L'objectif est de montrer que le courant religieux vit avec son temps et qu'il n'est pas dépassé par ces technologies.
David Douyère
Il en va de même aujourd'hui avec l'IA. « Les religions sont toutes un peu obligées de s'y mettre pour conserver un tant soit peu de contrôle sur l’usage qui est fait de leurs références théologiques », affirme Lionel Obadia.
C'est tout l'enjeu qui a sous-tendu le colloque intitulé ''Quand l’IA rencontre les religions : perspectives pour l’Église catholique'', organisé par la Conférence des évêques de France le 10 février 2025, dans le cadre de l’AI Summit Paris. La question de la création d'une IA catholique y a notamment été débattue. Pour ses partisans, l'IA est un « champ missionnaire émergent », à condition de veiller à ce que le message chrétien soit transmis de manière fiable et éthique.

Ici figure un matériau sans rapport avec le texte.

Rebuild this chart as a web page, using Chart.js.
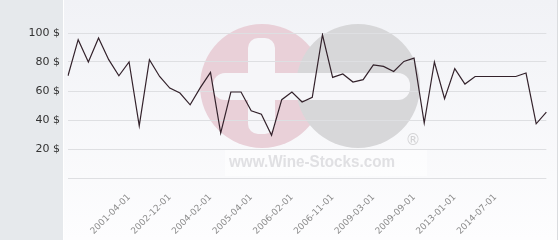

La peur de voir d'autres IA répondre à des questions relatives à la foi chrétienne à la place de l’Église motive également cette réflexion.
Un essai en la matière a déjà fait beaucoup parler de lui mi-2024. Un hologramme nommé AI-Jésus a été installé durant quelques semaines dans une église de Lucerne, permettant à presque 1 000 fidèles et visiteurs⸱ses d'échanger avec lui sur divers sujets - plus ou moins relatifs à la spiritualité.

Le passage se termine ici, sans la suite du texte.